August 22nd, 2009
My host sister, who had been living in Washington D.C. as part of a live-in Nanny and English study program, was rather enthusiastically welcomed back home the moment she stepped off the bus. The family wasn’t expecting her for a few more days so they were surprised to see her. She came early in an attempt to avoid them picking her up at the airport and a big, extravagant welcome (which she didn’t avoid anyway). A few people found out she was back and within a matter of minutes, family and friends starting pouring into the house, where they all sat in a circle yelling over each other.
It was pretty hectic so I couldn’t make out much of the conversations. Before too much longer, my host mom decided an asado (barbeque) was in order, and a rather benevolent lady offered to have it at her house, which is just a few houses down from mine.
Within minutes, I found myself in an environment that had me questioning whether or not I was really in the Peace Corps. The benevolent woman who offered to have the asado at her house is the owner of Kurupí and Te Guarani, probably the two biggest national brands in Paraguay. Kurupí is my favorite brand of yerba for t-ray and mate, the traditional drinks in Paraguay, and Te Guarani is a family of tea brands. Needless to say, I was amazed to find myself in a mansion (by Paraguayan standards at least). They have a glass building in the middle of their patio, which is complete with luxurious couches, a big flat screen TV, a nice dining table, a bar, a massive grill, bathroom, and kitchen.

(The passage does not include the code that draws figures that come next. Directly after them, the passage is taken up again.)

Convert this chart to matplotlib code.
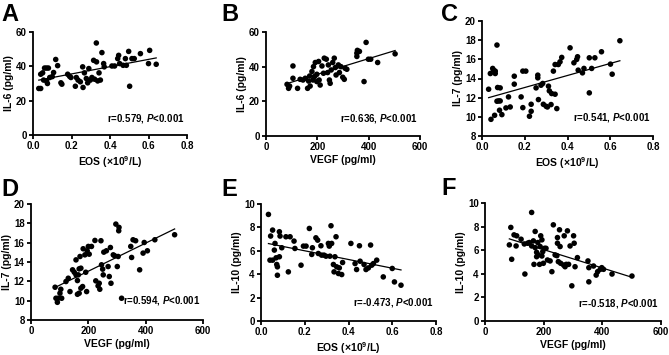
import numpy as np
import matplotlib
matplotlib.use('Agg')
import matplotlib.pyplot as plt

plt.rcParams['font.family'] = 'Liberation Sans'
plt.rcParams['font.weight'] = 'bold'
plt.rcParams['mathtext.fontset'] = 'custom'
plt.rcParams['mathtext.rm'] = 'Liberation Sans:bold'
plt.rcParams['mathtext.it'] = 'Liberation Sans:italic:bold'
plt.rcParams['mathtext.bf'] = 'Liberation Sans:bold'

# A: EOS vs IL-6
a_x = [0.03, 0.04, 0.04, 0.05, 0.06, 0.07, 0.08, 0.055, 0.07, 0.075, 0.087, 0.107, 0.118,
       0.128, 0.10, 0.145, 0.15, 0.18, 0.19, 0.197, 0.225, 0.22, 0.234, 0.246, 0.258, 0.26,
       0.267, 0.277, 0.284, 0.29, 0.298, 0.306, 0.315, 0.32, 0.329, 0.33, 0.336, 0.343, 0.35,
       0.358, 0.367, 0.37, 0.41, 0.424, 0.44, 0.445, 0.45, 0.468, 0.48, 0.485, 0.497, 0.502,
       0.514, 0.526, 0.558, 0.60, 0.606, 0.64]
a_y = [27.1, 27.1, 35.4, 36.2, 39, 39, 39, 32, 31.5, 30, 33.5, 36.4, 44,
       40.4, 34, 30.4, 29.6, 35.4, 34.2, 33.5, 33.5, 28.4, 32, 31, 39.7, 27.7,
       36.2, 32.9, 30.4, 38.7, 32, 33.5, 43.5, 32.5, 53.6, 42.6, 31.5, 36.2, 32,
       48, 41.6, 39.7, 40.2, 40.2, 44.5, 46.4, 41.6, 40.6, 44.5, 40.6, 48.7, 28.4,
       44.5, 44.5, 47.4, 41.6, 49.3, 41.2]

# B: VEGF vs IL-6
b_x = [82, 88, 92, 105, 105, 123, 133, 144, 153, 162, 166, 170, 172, 179, 183, 185, 192,
       189, 198, 205, 207, 198, 211, 218, 224, 227, 235, 240, 243, 247, 250, 254, 260, 266,
       270, 273, 282, 286, 292, 299, 305, 308, 315, 354, 356, 364, 354, 382, 390, 399, 408,
       435, 503]
b_y = [29.8, 27.5, 28.8, 40.4, 33.3, 27.5, 32.7, 32.3, 33.3, 27.5, 31.7, 34.6, 28.8, 37.2,
       32.3, 40, 42.4, 34.3, 35.6, 43, 32.3, 31.4, 29.4, 40.4, 36.2, 44.9, 44.3, 36.6, 41,
       32.3, 30.4, 38.1, 42.4, 44.9, 39.5, 35.2, 41, 36.6, 40, 33.9, 32.7, 39.1, 38.5, 47.8,
       49.4, 48.8, 45.9, 31.4, 54, 44.3, 44.3, 42.4, 47.4]

# C: EOS vs IL-7
c_x = [0.031, 0.042, 0.039, 0.05, 0.054, 0.062, 0.062, 0.07, 0.059, 0.07, 0.078, 0.073,
       0.085, 0.082, 0.093, 0.085, 0.112, 0.124, 0.132, 0.151, 0.151, 0.183, 0.191, 0.191,
       0.205, 0.222, 0.23, 0.23, 0.253, 0.261, 0.261, 0.264, 0.276, 0.284, 0.287, 0.30,
       0.306, 0.311, 0.315, 0.323, 0.326, 0.334, 0.342, 0.342, 0.35, 0.357, 0.365, 0.373,
       0.412, 0.43, 0.443, 0.447, 0.45, 0.47, 0.477, 0.502, 0.502, 0.513, 0.528, 0.559,
       0.601, 0.609, 0.645]
c_y = [12.88, 9.74, 14.52, 15.05, 14.87, 14.52, 14.77, 17.49, 10.16, 11.63, 11.66, 13.06,
       13.02, 10.69, 10.23, 11.66, 10.93, 12.08, 11.03, 13.41, 14.24, 12.08, 10.96, 14.77,
       14.77, 10.06, 10.58, 11.31, 13.02, 14.35, 14.07, 11.8, 13.3, 13.48, 11.31, 11.1,
       11.03, 13.2, 12.71, 11.28, 12.43, 14.77, 15.46, 12.36, 10.86, 15.46, 15.74, 16.2,
       17.2, 15.64, 15.99, 16.27, 14.87, 14.59, 15.05, 16.16, 12.5, 15.05, 16.16, 16.79,
       15.5, 14.45, 17.94]

# D: VEGF vs IL-7
d_x = [84, 87, 92, 95, 101, 104, 107, 122, 130, 136, 145, 151, 157, 157, 162, 165, 168, 171,
       174, 162, 168, 174, 180, 182, 188, 191, 194, 196, 200, 203, 211, 223, 226, 234, 238,
       240, 244, 246, 250, 252, 254, 263, 269, 273, 277, 279, 287, 292, 296, 301, 304, 306,
       307, 316, 348, 351, 356, 365, 379, 391, 395, 406, 432, 501]
d_y = [11.39, 10.25, 9.83, 10.25, 10.77, 11.18, 10.25, 11.98, 12.32, 10.94, 13.19, 12.94,
       14.22, 12.67, 12.08, 12.67, 13.29, 14.57, 13.36, 10.66, 10.77, 11.29, 11.46, 15.37,
       14.74, 12.94, 10.94, 15.16, 15.61, 14.81, 15.61, 16.23, 12.05, 11.53, 11.8, 11.18,
       16.2, 13.71, 13.26, 12.67, 15.02, 15.16, 13.53, 12.5, 15.5, 11.8, 14.74, 14.64,
       17.92, 13.53, 14.57, 17.23, 17.58, 10.25, 15.61, 14.47, 16.3, 16.2, 13.19, 14.92,
       16.02, 15.16, 16.3, 16.82]

# E: EOS vs IL-10
e_x = [0.034, 0.044, 0.053, 0.041, 0.053, 0.064, 0.061, 0.069, 0.072, 0.075, 0.075, 0.084,
       0.084, 0.087, 0.095, 0.114, 0.125, 0.133, 0.151, 0.155, 0.183, 0.194, 0.206, 0.221,
       0.232, 0.235, 0.251, 0.259, 0.262, 0.274, 0.277, 0.288, 0.297, 0.308, 0.312, 0.315,
       0.32, 0.323, 0.331, 0.334, 0.338, 0.343, 0.346, 0.354, 0.358, 0.369, 0.373, 0.411,
       0.43, 0.437, 0.45, 0.453, 0.471, 0.48, 0.491, 0.501, 0.506, 0.514, 0.529, 0.559,
       0.60, 0.61, 0.64]
e_y = [9.11, 7.26, 7.77, 5.2, 5.2, 6.63, 6.06, 5.4, 4.83, 4.63, 3.91, 5.49, 7.63, 7.26, 6.26,
       7.2, 4.2, 7.2, 6.83, 6.2, 4.77, 6.4, 6.4, 7.91, 5.69, 6.26, 7.11, 6.91, 5.77, 6.43,
       5.63, 5.63, 5.54, 6.63, 6.4, 5.54, 8.14, 6.63, 4.83, 4.2, 5.49, 7.2, 4.63, 4.06, 4.54,
       3.97, 5.0, 6.63, 4.91, 4.4, 6.43, 5.11, 4.83, 4.4, 4.54, 6.49, 4.77, 4.91, 5.2, 3.77,
       4.49, 3.34, 3.06]

# F: VEGF vs IL-10
f_x = [88, 83, 91, 99, 106, 108, 123, 134, 136, 145, 151, 159, 159, 165, 167, 171, 171, 176,
       176, 180, 182, 186, 188, 190, 194, 194, 197, 199, 203, 208, 213, 222, 228, 233, 239,
       245, 247, 247, 250, 254, 256, 258, 268, 270, 273, 277, 281, 285, 290, 296, 302, 304,
       307, 315, 351, 354, 354, 370, 379, 384, 393, 398, 404, 433, 501]
f_y = [7.93, 6.45, 5.23, 7.3, 6.36, 7.22, 6.93, 6.53, 3.98, 6.59, 6.65, 9.2, 6.36, 6.79, 4.8,
       7.59, 6.22, 5.82, 5.45, 6.65, 5.6, 4.8, 6.31, 7.22, 6.88, 5.51, 5.88, 4.89, 6.16, 6.16,
       5.17, 5.09, 4.18, 8.15, 5.6, 5.54, 6.59, 7.07, 5.03, 7.73, 6.31, 4.89, 4.74, 7.22, 4.6,
       4.8, 7.64, 4.8, 6.36, 2.98, 7.22, 6.59, 4.6, 5.37, 5.09, 3.32, 4.52, 4.66, 3.89, 4.18,
       4.38, 4.52, 4.38, 3.98, 3.81]

eos_label = 'EOS (×10$^{9}$/L)'
vegf_label = 'VEGF (pg/ml)'

panels = [
    # letter, x, y, xlabel, ylabel, xlim, xticks, ylim, yticks, stat text, box (l, r, top, bottom px), text y, letter pos
    ('A', a_x, a_y, eos_label, 'IL-6 (pg/ml)', (0, 0.8), [0, 0.2, 0.4, 0.6, 0.8],
     (0, 60), [0, 20, 40, 60], 'r=0.579, $P$<0.001', (33, 187, 32, 135), 0.165, (1, 3)),
    ('B', b_x, b_y, vegf_label, 'IL-6 (pg/ml)', (0, 600), [0, 200, 400, 600],
     (0, 60), [0, 20, 40, 60], 'r=0.636, $P$<0.001', (266, 420, 32, 136), 0.165, (221, 3)),
    ('C', c_x, c_y, eos_label, 'IL-7 (pg/ml)', (0, 0.8), [0, 0.2, 0.4, 0.6, 0.8],
     (8, 20), [8, 10, 12, 14, 16, 18, 20], 'r=0.541, $P$<0.001', (482, 653, 21, 136), 0.165, (441, 3)),
    ('D', d_x, d_y, vegf_label, 'IL-7 (pg/ml)', (0, 600), [0, 200, 400, 600],
     (8, 20), [8, 10, 12, 14, 16, 18, 20], 'r=0.594, $P$<0.001', (31, 203, 204, 320), 0.165, (1, 178)),
    ('E', e_x, e_y, eos_label, 'IL-10 (pg/ml)', (0, 0.8), [0, 0.2, 0.4, 0.6, 0.8],
     (0, 10), [0, 2, 4, 6, 8, 10], 'r=-0.473, $P$<0.001', (261, 436, 204, 321), 0.155, (221, 178)),
    ('F', f_x, f_y, vegf_label, 'IL-10 (pg/ml)', (0, 600), [0, 200, 400, 600],
     (0, 10), [0, 2, 4, 6, 8, 10], 'r=-0.518, $P$<0.001', (485, 661, 203, 321), 0.15, (441, 177)),
]

W, H = 669, 355
fig = plt.figure(figsize=(W / 100, H / 100), dpi=100)

for letter, x, y, xl, yl, xlim, xt, ylim, yt, stat, box, ty, lp in panels:
    l, r, t, b = box
    ax = fig.add_axes([l / W, 1 - b / H, (r - l) / W, (b - t) / H])
    x = np.array(x)
    y = np.array(y)
    ax.scatter(x, y, s=16, color='black', edgecolors='none', zorder=3, clip_on=False)
    k, c = np.polyfit(x, y, 1)
    xx = np.array([x.min(), x.max()])
    ax.plot(xx, k * xx + c, color='black', lw=0.9, zorder=2)
    ax.set_xlim(xlim)
    ax.set_ylim(ylim)
    ax.set_xticks(xt)
    ax.set_yticks(yt)
    if xlim[1] < 1:
        ax.set_xticklabels(['%.1f' % v for v in xt])
    for s in ['top', 'right']:
        ax.spines[s].set_visible(False)
    for s in ['left', 'bottom']:
        ax.spines[s].set_linewidth(1.3)
    ax.tick_params(width=1.3, length=3, labelsize=7, pad=1.5)
    ax.set_xlabel(xl, fontsize=7.5, fontweight='bold', labelpad=2)
    ax.set_ylabel(yl, fontsize=7.5, fontweight='bold', labelpad=1.5)
    ax.text(0.985, ty, stat, transform=ax.transAxes, ha='right', va='center',
            fontsize=7, fontweight='bold')
    fig.text(lp[0] / W, 1 - lp[1] / H, letter, fontsize=17, fontweight='bold',
             ha='left', va='top')

fig.savefig('out.png', dpi=100)
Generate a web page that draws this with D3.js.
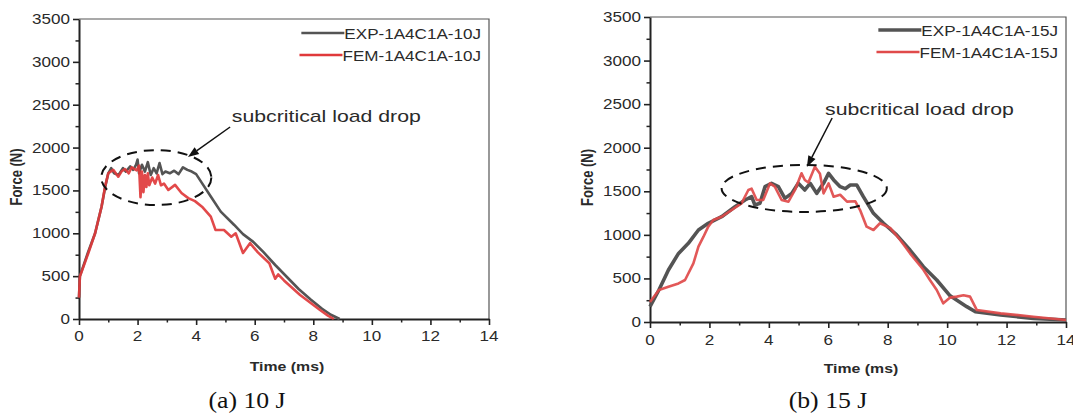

It’s like a mini house apart from the larger house. They have a full time staff consisting of a cocinero (grill man), maid/chef, and security guard.
Within an hour of so of arrival, I was chowing down on the best asado I had eaten up to this point as well as salads and sausages. Oh and did I forget to mention, they had an open bar where you could have your choice of beer, liquor, or wine. I took a stroll around the place and found a really nice truck, a 7 series BMW, a four-wheeler, 2 jet-skis, and a belowground pool.
I felt really good and REALLY GUILTY at the same time. Here I am a Peace Corps Volunteer, and while some of my colleagues are out in the campo squatting in outhouses and bringing in water from their well, I’m chatting it up with Paraguayan Millionaires, eating great food that was prepared and served to me by a professional staff, and generally just living lavishly.
After everyone had finished eating, we sat around drinking, joking, and having a good time. I received a text from a fellow Volunteer, Claire, asking what I was up to. I replied that I was chillin’ at a Millionaire’s house to which she replied that she was doing the same thing, also at a Millionaire’s house, to which I replied, “We are awful Peace Corps Volunteers.”
After a string of texts and a few more calls, she and her Paraguayan friends picked me up in front of the house, and I went back to another very nice house, where we proceeded to sing songs in Spanish Karaoke style. After a few hours of this I was tired and ready to call it a night, but Claire dragged me to the club despite my efforts to convince her otherwise. I danced a bit but then escaped unnoticed and headed home to pass out.
Living the life... Paraguayan style!